Я сделал отчаянную попытку сменить тему:
– Снег так и не выпал.
– Синоптикам веры нет, – сказала Руфь. – Что хотят, то и творят.
– И не говорите, – поддержал я.
– Долго сюда добирались?
– Не очень. Дороги пустые. В рождественское утро все сидят по домам. Как там Лора?
– Пока без новостей. Схватки начались уже давно, так что скоро, думаю, новости будут. Здорово, правда? Еще внучок или внучка.
– Здорово. Жду не дождусь. У вас уже сколько внуков?
– Одиннадцать.
– Много.
– Так у нас шестеро детей. Питер еще бы настрогал. Но я сказала – нет. Хватит шестерых. И после Диармайда прикрыла лавочку.
– Это уж точно, – согласился Питер. – Ставни спустила и больше не поднимала.
– Прекрати, Питер.
– Не хватало только вывески на глупостях: «Ушла обедать. Не вернусь вообще».
– Питер!
– В какой странный цвет здесь выкрашены стены, правда? – озираясь, сказала Алиса.
– Кто исполнял «Освобожденную мелодию»?[64] – спросил я.
– Летом мы с Сирилом собираемся во Францию.
– У меня в левой коленке боль так и не проходит.
– Я всегда хотел большую семью, – сказал Питер, игнорируя наши отчаянные попытки увести разговор от их интимных мест.
– Шесть – это мало, что ли? – возразила Руфь.
– Больше чем достаточно, – поддержала Алиса. – Я с одним-то намаялась.
– Ну мы же их поднимали вдвоем, – сказал Питер. – У вас-то помощника не было?
Алиса чуть помешкала с ответом – видимо, раздумывала, стоит ли выгораживать меня перед посторонними.
– Нет, не было.
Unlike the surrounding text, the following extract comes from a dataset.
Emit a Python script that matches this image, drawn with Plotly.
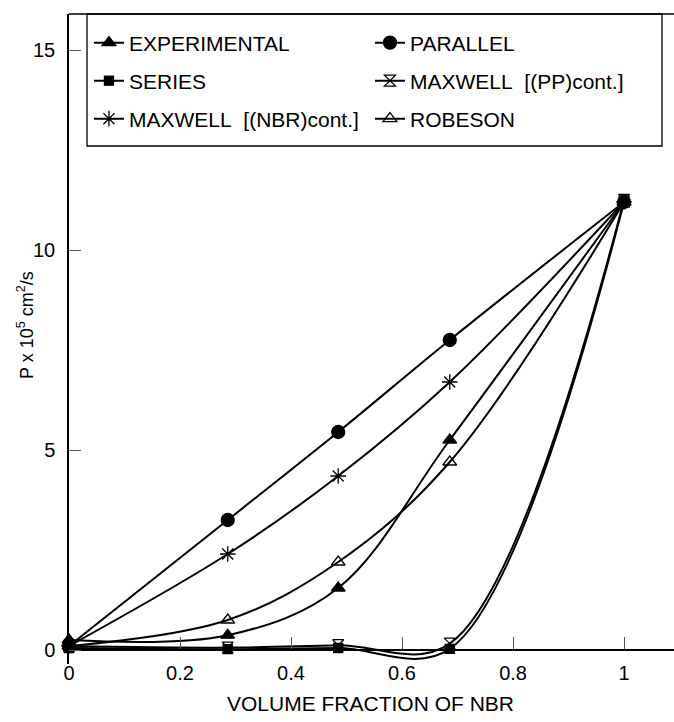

Хотя брат мой о нас позаботился. В первые годы он мне очень помог.
Я покосился на нее – друг над другом мы подтрунивали охотно, однако шутки наши никогда не касались Джулиана.
– Сирил, вы близки с Лиамом? – спросила Руфь.
– В общем, да, мы ладим.
– Насколько я знаю, бедный мальчик нуждался в сильной отцовской руке.
– В смысле?
– Ну, после поступка его родного отца. Алисе повезло, что в конце концов она встретила настоящего мужчину.
– А-а.
– Мне нравятся мужественные мужчины. А тебе, Алиса?
– Конечно.
– Мне тоже, – сказал я.
– Только человек большой души примет чужого ребенка. – Питер хлопнул себя по ляжке. – И уж особенно сынка голубого гея. Я о твоем бывшем муженьке, Алиса, ты уж не обижайся. Нет, Сирил, я вами восхищаюсь. Не знаю, смог бы я так поступить?
– Никаких обид. – Алиса улыбалась от уха до уха.
– Одно скажу: слава богу, Лиам не стал таким, как его папаша, – продолжил Питер. – Как думаете, это передается по наследству?
– Рыжесть вот передается, – сказала Руфь. – Так что вполне возможно.
Я взглянул на Алису:
– Ты сама скажешь или мне сказать?
– Давай помолчим и послушаем. Я получаю удовольствие.
– Что-что? – недослышала Руфь.
– Алиса говорит, вы прекрасный скрипач, – сказал Питер. – А я вот бренчу на укулеле. Когда-нибудь играли на укулеле?
– Нет, – признался я. – И скрипку в руках не держал.
– По-моему, Алиса упоминала скрипку – нахмурилась Руфь. – Или виолончель?
– Нет-нет, скрипку – сказала Алиса. – Только вы говорите о моем муже Сириле, который играет в симфоническом оркестре национальной телерадиокомпании. Но это не он. Это мой бывший муж Сирил. Вы уже встречались, не помните? Несколько лет назад. Я думала, вы сориентировались.
– Я – Сирил Первый, – пояснил я. – А где, кстати, Сирил Второй?
– Прекрати его так называть! Дома готовит праздничный стол.